- Released by the Bipartisan Policy Center
- Peter Bergen and Bruce Hoffman
- 44 pages
- September 10, 2010
Al-Qaeda and allied groups continue to pose a threat to the United States. Although it is less severe than the catastrophic proportions of a 9/11-like attack, the threat today is more complex and more diverse than at any time over the past nine years. Al-Qaeda or its allies continue to have the capacity to kill dozens, or even hundreds, of Americans in a single attack. A key shift in the past couple of years is the increasingly prominent role in planning and operations that U.S. citizens and residents have played in the leadership of al-Qaeda and aligned groups, and the higher numbers of Americans attaching themselves to these groups. Another development is the increasing diversification of the types of U.S.-based jihadist militants, and the groups with which those militants have affiliated. Indeed, these jihadists do not fit any particular ethnic, economic, educational, or social profile.
Al-Qaeda’s ideological influence on other jihadist groups is on the rise in South Asia and has continued to extend into countries like Yemen and Somalia; al-Qaeda’s top leaders are still at large, and American overreactions to even unsuccessful terrorist attacks arguably have played, however inadvertently, into the hands of the jihadists. Working against al-Qaeda and allied groups are the ramped-up campaign of drone attacks in Pakistan, increasingly negative Pakistani attitudes and actions against the militants based on their territory, which are mirrored by increasingly hostile attitudes toward al-Qaeda and allied groups in the Muslim world in general, and the fact that erstwhile militant allies have now also turned against al-Qaeda.
Preparedness questions for the U.S. government
It is fundamentally troubling, given this collection of new threats and new adversaries directly targeting America, that there remains no federal government agency or department specifically charged with identifying radicalization and interdicting the recruitment of U.S. citizens or residents for terrorism. As one senior intelligence analyst lamented, “There’s no lead agency or person. There are First Amendment issues we’re cognizant of. It’s not a crime to radicalize, only when it turns to violence. There are groups of people looking at different aspects of counter-radicalization. [But it] has to be integrated across agencies, across levels of government, public-private cooperation” — which, unfortunately, it is not.

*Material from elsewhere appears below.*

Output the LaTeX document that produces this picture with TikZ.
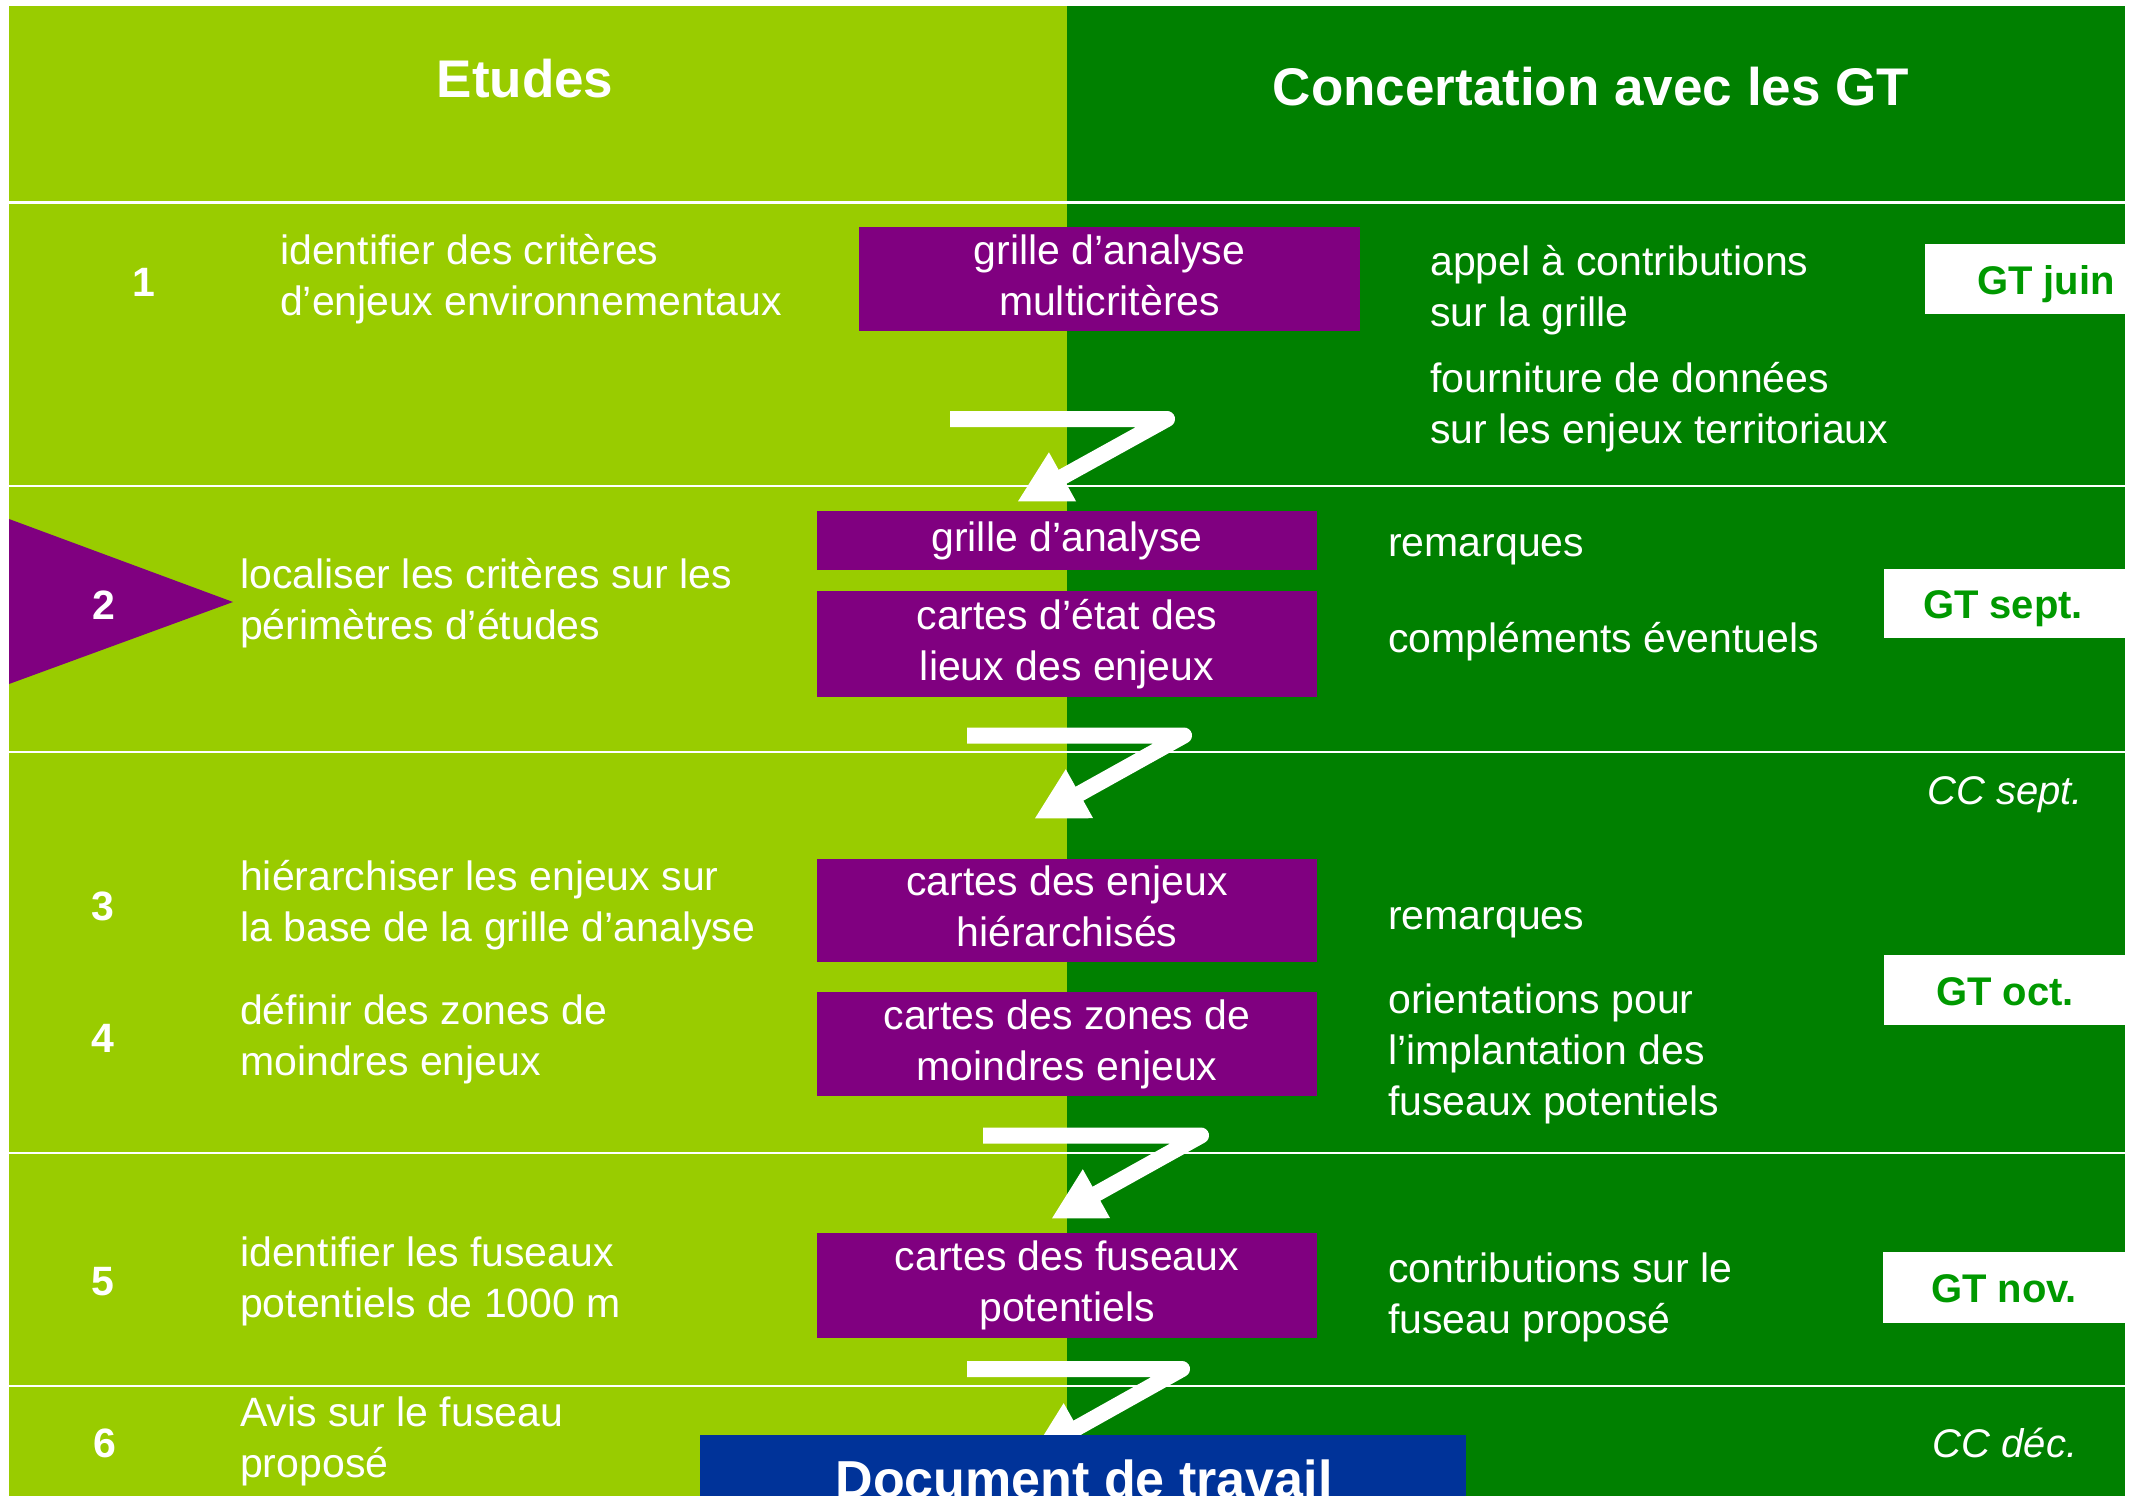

America is thus vulnerable to a threat that is not only diversifying, but arguably intensifying.
Our long-held belief that homegrown terrorism couldn’t happen here has thus created a situation where we are today stumbling blindly through the legal, operational, and organizational minefield of countering terrorist radicalization and recruitment occurring in the United States. Moreover, rather than answers, we now have a long list of pressing questions on this emerging threat, on our response, and on the capacity of the national security architecture we currently have in place to meet it.
On the threat. What do we do when the terrorists are like us? When they conform to the archetypal American immigrant success story? When they are American citizens or U.S. residents? When they are not perhaps from the Middle East or South Asia and in fact have familiar-sounding names? Or, when they are self-described “petite, blue-eyed, blonde” suburban housewives who, as Colleen LaRose, a.k.a. JihadJane, boasted, “can easily blend in”?